* **Brief**
Start at the line where "Rebuild this chart" appears and end at the line where "2.174), (147.5, 2.111)]" appears; repeat those lines exactly, both ends included, leaving pictures behind.

* **Entries with chart source code**
--

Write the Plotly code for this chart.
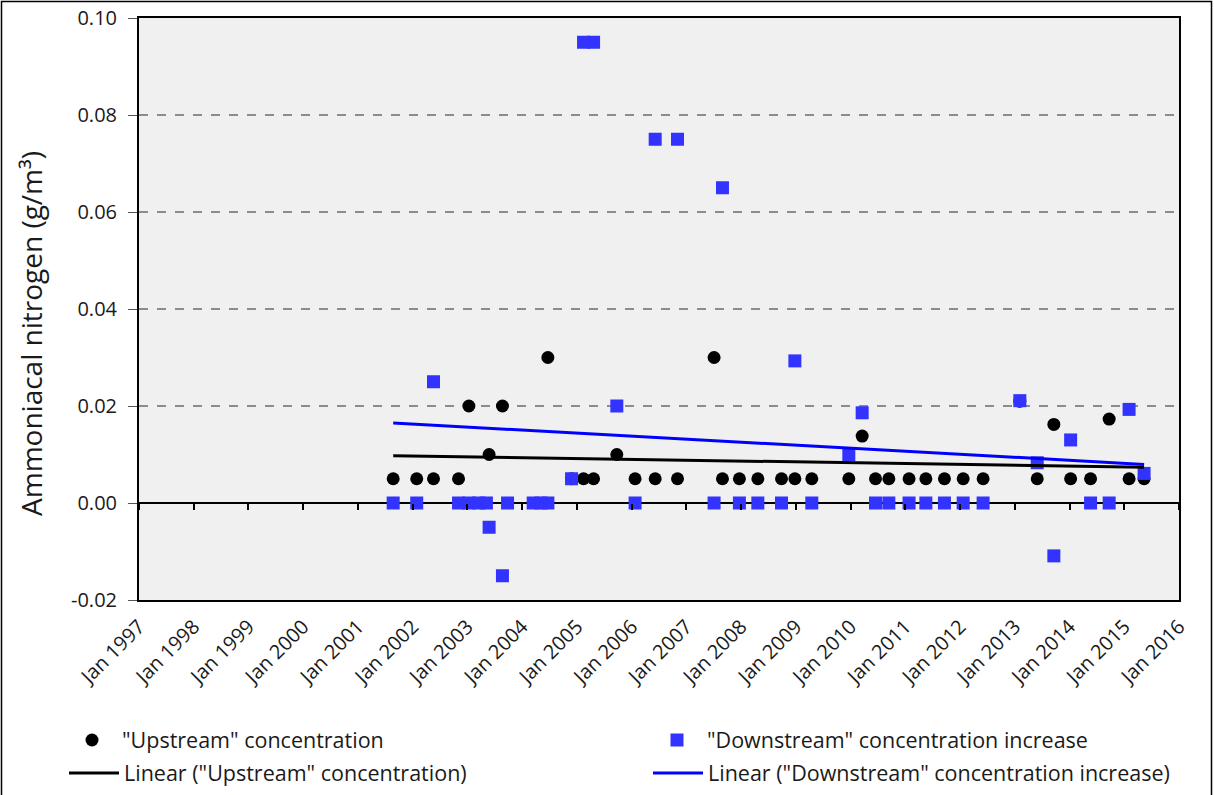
import numpy as np
import pandas as pd
import plotly.graph_objects as go

# Sampling dates and values (g/m3)
up_dates = [
    "2001-08-24", "2002-01-28", "2002-05-20", "2002-11-03", "2003-01-11",
    "2003-05-26", "2003-08-23", "2004-06-21", "2004-11-26", "2005-02-14",
    "2005-04-22", "2005-09-24", "2006-01-24", "2006-06-07", "2006-11-03",
    "2007-07-05", "2007-08-30", "2007-12-21", "2008-04-22", "2008-09-27",
    "2008-12-25", "2009-04-17", "2009-12-20", "2010-03-19", "2010-06-16",
    "2010-09-13", "2011-01-26", "2011-05-18", "2011-09-19", "2012-01-22",
    "2012-06-03", "2013-02-03", "2013-05-30", "2013-09-18", "2014-01-08",
    "2014-05-21", "2014-09-22", "2015-02-02", "2015-05-13",
]
up_values = [
    0.005, 0.005, 0.005, 0.005, 0.020,
    0.010, 0.020, 0.030, 0.005, 0.005,
    0.005, 0.010, 0.005, 0.005, 0.005,
    0.030, 0.005, 0.005, 0.005, 0.005,
    0.005, 0.005, 0.005, 0.0138, 0.005,
    0.005, 0.005, 0.005, 0.005, 0.005,
    0.005, 0.021, 0.005, 0.0162, 0.005,
    0.005, 0.0173, 0.005, 0.005,
]

down_dates = [
    "2001-08-24", "2002-01-28", "2002-05-20", "2002-11-03", "2003-01-11",
    "2003-03-18", "2003-05-08", "2003-05-26", "2003-08-23", "2003-09-26",
    "2004-03-15", "2004-05-06", "2004-06-21", "2004-11-26", "2005-02-14",
    "2005-04-22", "2005-09-24", "2006-01-24", "2006-06-07", "2006-11-03",
    "2007-07-05", "2007-08-30", "2007-12-21", "2008-04-22", "2008-09-27",
    "2008-12-25", "2009-04-17", "2009-12-20", "2010-03-19", "2010-06-16",
    "2010-09-13", "2011-01-26", "2011-05-18", "2011-09-19", "2012-01-22",
    "2012-06-03", "2013-02-03", "2013-05-30", "2013-09-18", "2014-01-08",
    "2014-05-21", "2014-09-22", "2015-02-02", "2015-05-13",
]
down_values = [
    0.0, 0.0, 0.025, 0.0, 0.0,
    0.0, 0.0, -0.005, -0.015, 0.0,
    0.0, 0.0, 0.0, 0.005, 0.095,
    0.095, 0.020, 0.0, 0.075, 0.075,
    0.0, 0.065, 0.0, 0.0, 0.0,
    0.0293, 0.0, 0.010, 0.0186, 0.0,
    0.0, 0.0, 0.0, 0.0, 0.0,
    0.0, 0.0211, 0.0083, -0.0109, 0.0130,
    0.0, 0.0, 0.0193, 0.0061,
]

years = list(range(1997, 2017))
x_tick_vals = [f"{y}-01-01" for y in years]
x_tick_text = [f"Jan {y}" for y in years]

y_tick_vals = [-0.02, 0.0, 0.02, 0.04, 0.06, 0.08, 0.10]
y_tick_text = ["-0.02", "0.00", "0.02", "0.04", "0.06", "0.08", "0.10"]

FONT = "Open Sans"
TEXT = "#1a1a1a"


def linear_trend(dates, values):
    """Least-squares straight line over the span of the sampled dates."""
    d = pd.to_datetime(pd.Series(dates))
    t = (d - d.min()).dt.days.to_numpy(dtype=float)
    slope, intercept = np.polyfit(t, np.asarray(values, dtype=float), 1)
    ends = [d.min(), d.max()]
    t_ends = [0.0, t.max()]
    return ends, [slope * v + intercept for v in t_ends]


up_tx, up_ty = linear_trend(up_dates, up_values)
dn_tx, dn_ty = linear_trend(down_dates, down_values)

fig = go.Figure()

fig.add_trace(go.Scatter(
    x=up_dates, y=up_values, mode="markers",
    name='"Upstream" concentration',
    marker=dict(symbol="circle", size=13, color="black"),
    legend="legend",
))
fig.add_trace(go.Scatter(
    x=down_dates, y=down_values, mode="markers",
    name='"Downstream" concentration increase',
    marker=dict(symbol="square", size=13, color="#3333ff"),
    legend="legend2",
))
fig.add_trace(go.Scatter(
    x=up_tx, y=up_ty, mode="lines", xaxis="x2",
    name='Linear ("Upstream" concentration)',
    line=dict(color="black", width=3),
    legend="legend3",
))
fig.add_trace(go.Scatter(
    x=dn_tx, y=dn_ty, mode="lines", xaxis="x2",
    name='Linear ("Downstream" concentration increase)',
    line=dict(color="#0000ff", width=3),
    legend="legend4",
))

W, H = 1214, 795
ML, MR, MT, MB = 139, 35, 18, 195
PW, PH = W - ML - MR, H - MT - MB


def px_x(p):
    return (p - ML) / PW


def px_y(p):
    return (H - MB - p) / PH


leg_font = dict(family=FONT, size=21.5, color=TEXT)
legend_common = dict(orientation="h", bgcolor="rgba(0,0,0,0)", font=leg_font,
                     xanchor="left", yanchor="middle", itemwidth=50)

fig.update_layout(
    width=W, height=H,
    margin=dict(l=ML, r=MR, t=MT, b=MB, autoexpand=False),
    paper_bgcolor="white",
    plot_bgcolor="#f0f0f0",
    font=dict(family=FONT, size=18, color=TEXT),
    showlegend=True,
    xaxis=dict(
        type="date", range=["1997-01-01", "2016-01-01"],
        tickvals=x_tick_vals, ticktext=x_tick_text, tickangle=-45,
        ticks="", showgrid=False, zeroline=False, automargin=False,
        showline=True, linecolor="black", linewidth=2, mirror=True,
        ticklabelstandoff=5,
        tickfont=dict(family=FONT, size=20, color=TEXT),
    ),
    xaxis2=dict(
        type="date", range=["1997-01-01", "2016-01-01"],
        overlaying="x", anchor="free", position=1 / 6,
        tickvals=x_tick_vals, ticks="outside", ticklen=6, tickwidth=2,
        tickcolor="black", showticklabels=False, showgrid=False,
        showline=False, zeroline=False,
    ),
    yaxis=dict(
        range=[-0.02, 0.10], tickvals=y_tick_vals, ticktext=y_tick_text,
        showgrid=True, gridcolor="#8c8c8c", griddash="dash", gridwidth=1.5,
        zeroline=True, zerolinecolor="black", zerolinewidth=2,
        showline=True, linecolor="black", linewidth=2, mirror=True,
        ticks="outside", ticklen=9, tickcolor="#555555", automargin=False,
        ticklabelstandoff=7,
        tickfont=dict(family=FONT, size=20, color=TEXT),
    ),
    legend=dict(x=px_x(62), y=px_y(740), **legend_common),
    legend2=dict(x=px_x(647), y=px_y(740), **legend_common),
    legend3=dict(x=px_x(64), y=px_y(773), **legend_common),
    legend4=dict(x=px_x(648), y=px_y(773), **legend_common),
    annotations=[dict(
        text="Ammoniacal nitrogen (g/m³)", textangle=-90,
        xref="paper", yref="paper", x=px_x(31), y=px_y(334),
        xanchor="center", yanchor="middle", showarrow=False,
        font=dict(family=FONT, size=28, color=TEXT),
    )],
    shapes=[dict(
        type="rect", xref="paper", yref="paper", layer="below",
        x0=px_x(1.5), x1=px_x(1211.5), y0=px_y(800), y1=px_y(1.5),
        line=dict(color="black", width=1.5), fillcolor="rgba(0,0,0,0)",
    )],
)

fig.write_html("out.html")
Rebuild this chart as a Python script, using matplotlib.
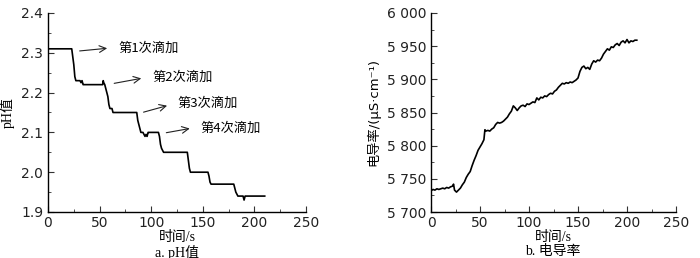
import matplotlib
matplotlib.use('Agg')
import matplotlib.pyplot as plt
from matplotlib.ticker import MultipleLocator, FuncFormatter

plt.rcParams['font.family'] = ['DejaVu Sans', 'Noto Sans CJK SC']
plt.rcParams['axes.linewidth'] = 1.0

# pH curve (time s, pH)
ph_t = [0, 23, 24, 25, 26, 27, 30, 31, 32, 33, 34, 35, 53, 53.5, 54, 55, 56, 57, 58,
        59, 60, 62, 63, 86, 87, 88, 89, 90, 92, 93, 94, 95, 96, 97, 98, 107, 108, 109,
        110, 111, 112, 135, 136, 137, 138, 155, 156, 157, 158, 180, 181, 182, 184,
        189, 190, 191, 210]
ph_v = [2.31, 2.31, 2.29, 2.27, 2.24, 2.23, 2.23, 2.23, 2.225, 2.23, 2.22, 2.22, 2.22,
        2.23, 2.225, 2.22, 2.21, 2.20, 2.19, 2.17, 2.16, 2.16, 2.15, 2.15, 2.13, 2.12,
        2.11, 2.10, 2.10, 2.095, 2.09, 2.095, 2.09, 2.10, 2.10, 2.10, 2.09, 2.07, 2.06,
        2.055, 2.05, 2.05, 2.03, 2.01, 2.00, 2.00, 1.99, 1.975, 1.97, 1.97, 1.96, 1.95,
        1.94, 1.94, 1.93, 1.94, 1.94]

# annotations: label, arrow start (t, pH), arrow end (t, pH)
ann_labels = ['第1次滴加', '第2次滴加', '第3次滴加', '第4次滴加']
ann_start = [(28, 2.304), (61.5, 2.222), (90, 2.149), (112, 2.098)]
ann_end = [(60, 2.312), (93, 2.237), (118, 2.169), (140, 2.111)]
ann_text = [(68, 2.312), (101.5, 2.239), (125, 2.174), (147.5, 2.111)]

# conductivity curve (time s, uS/cm)
ec_t = [0, 2, 4, 6, 8, 10, 12, 14, 16, 18, 20, 22, 23, 24, 26, 28, 30, 32, 34, 36, 38,
        40, 42, 44, 46, 48, 50, 52, 54, 55, 56, 58, 60, 62, 64, 66, 68, 70, 72, 74, 76,
        78, 80, 82, 84, 86, 88, 90, 92, 94, 96, 98, 100, 102, 104, 106, 108, 110, 112,
        114, 116, 118, 120, 122, 124, 126, 128, 130, 132, 134, 136, 138, 140, 142, 144,
        146, 148, 150, 152, 154, 156, 158, 160, 162, 164, 166, 168, 170, 172, 174, 176,
        178, 180, 182, 184, 186, 188, 190, 192, 194, 196, 198, 200, 202, 204, 206, 208,
        210]
ec_v = [5732, 5734, 5733, 5735, 5734, 5735, 5736, 5735, 5737, 5736, 5738, 5739, 5742,
        5733, 5730, 5733, 5736, 5741, 5745, 5752, 5757, 5761, 5770, 5778, 5785, 5793,
        5798, 5803, 5809, 5824, 5822, 5823, 5822, 5825, 5827, 5832, 5835, 5834, 5835,
        5837, 5840, 5843, 5848, 5852, 5860, 5857, 5853, 5857, 5860, 5861, 5859, 5863,
        5862, 5864, 5866, 5865, 5872, 5869, 5873, 5872, 5875, 5874, 5877, 5879, 5878,
        5882, 5884, 5888, 5891, 5894, 5893, 5895, 5894, 5896, 5895, 5897, 5899, 5902,
        5912, 5918, 5920, 5916, 5918, 5915, 5923, 5928, 5926, 5929, 5928, 5932, 5938,
        5942, 5946, 5944, 5949, 5948, 5952, 5954, 5951, 5956, 5958, 5955, 5960, 5955,
        5958, 5957, 5959, 5959]

fig = plt.figure(figsize=(7, 2.58), dpi=100)
ax1 = fig.add_axes([48 / 700, 1 - 212 / 258, 258 / 700, 199 / 258])
ax2 = fig.add_axes([431 / 700, 1 - 212 / 258, 245 / 700, 199 / 258])

serif_cjk = ['Liberation Serif', 'Noto Sans CJK SC']

for ax in (ax1, ax2):
    ax.spines['top'].set_visible(False)
    ax.spines['right'].set_visible(False)
    ax.set_xlim(0, 250)
    ax.xaxis.set_major_locator(MultipleLocator(50))
    ax.xaxis.set_minor_locator(MultipleLocator(25))
    ax.tick_params(which='both', direction='in', labelsize=10, color='#333333',
                   labelcolor='#222222')
    ax.tick_params(which='major', length=4)
    ax.tick_params(which='minor', length=2.5)
    ax.tick_params(axis='x', pad=3)

ax1.plot(ph_t, ph_v, color='black', lw=1.2)
ax1.set_ylim(1.9, 2.4)
ax1.yaxis.set_major_locator(MultipleLocator(0.1))
ax1.yaxis.set_minor_locator(MultipleLocator(0.05))
ax1.yaxis.set_major_formatter(FuncFormatter(lambda v, p: f'{v:.1f}'))
ax1.set_ylabel('pH值', family=serif_cjk, fontsize=10)
ax1.yaxis.set_label_coords(-0.13, 0.5)
for lab, s, e, t in zip(ann_labels, ann_start, ann_end, ann_text):
    ax1.annotate('', xy=e, xytext=s,
                 arrowprops=dict(arrowstyle='->', lw=0.8, color='#222222',
                                 mutation_scale=12))
    ax1.text(t[0], t[1], lab, fontsize=9.5, va='center', ha='left',
             family=['Noto Sans CJK SC'])

ax2.plot(ec_t, ec_v, color='black', lw=1.2)
ax2.set_ylim(5700, 6000)
ax2.yaxis.set_major_locator(MultipleLocator(50))
ax2.yaxis.set_minor_locator(MultipleLocator(25))
ax2.yaxis.set_major_formatter(FuncFormatter(lambda v, p: f'{int(v):,}'.replace(',', ' ')))
ax2.set_ylabel('电导率/(μS·cm⁻¹)', family=['DejaVu Sans', 'Noto Sans CJK SC'],
               fontsize=9.5)
ax2.yaxis.set_label_coords(-0.205, 0.5)

fig.text(177 / 700, 1 - 237 / 258, '时间/s', family=serif_cjk, fontsize=10,
         ha='center', va='center')
fig.text(177 / 700, 1 - 252 / 258, 'a. pH值', family=serif_cjk, fontsize=10,
         ha='center', va='center')
fig.text(553 / 700, 1 - 237 / 258, '时间/s', family=serif_cjk, fontsize=10,
         ha='center', va='center')
fig.text(553 / 700, 1 - 252 / 258, 'b. 电导率', family=serif_cjk, fontsize=10,
         ha='center', va='center')

fig.savefig('out.png', dpi=100)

--

* **Result of this exercise**
Rebuild this chart as a Python script, using matplotlib.
import matplotlib
matplotlib.use('Agg')
import matplotlib.pyplot as plt
from matplotlib.ticker import MultipleLocator, FuncFormatter

plt.rcParams['font.family'] = ['DejaVu Sans', 'Noto Sans CJK SC']
plt.rcParams['axes.linewidth'] = 1.0

# pH curve (time s, pH)
ph_t = [0, 23, 24, 25, 26, 27, 30, 31, 32, 33, 34, 35, 53, 53.5, 54, 55, 56, 57, 58,
        59, 60, 62, 63, 86, 87, 88, 89, 90, 92, 93, 94, 95, 96, 97, 98, 107, 108, 109,
        110, 111, 112, 135, 136, 137, 138, 155, 156, 157, 158, 180, 181, 182, 184,
        189, 190, 191, 210]
ph_v = [2.31, 2.31, 2.29, 2.27, 2.24, 2.23, 2.23, 2.23, 2.225, 2.23, 2.22, 2.22, 2.22,
        2.23, 2.225, 2.22, 2.21, 2.20, 2.19, 2.17, 2.16, 2.16, 2.15, 2.15, 2.13, 2.12,
        2.11, 2.10, 2.10, 2.095, 2.09, 2.095, 2.09, 2.10, 2.10, 2.10, 2.09, 2.07, 2.06,
        2.055, 2.05, 2.05, 2.03, 2.01, 2.00, 2.00, 1.99, 1.975, 1.97, 1.97, 1.96, 1.95,
        1.94, 1.94, 1.93, 1.94, 1.94]

# annotations: label, arrow start (t, pH), arrow end (t, pH)
ann_labels = ['第1次滴加', '第2次滴加', '第3次滴加', '第4次滴加']
ann_start = [(28, 2.304), (61.5, 2.222), (90, 2.149), (112, 2.098)]
ann_end = [(60, 2.312), (93, 2.237), (118, 2.169), (140, 2.111)]
ann_text = [(68, 2.312), (101.5, 2.239), (125, 2.174), (147.5, 2.111)]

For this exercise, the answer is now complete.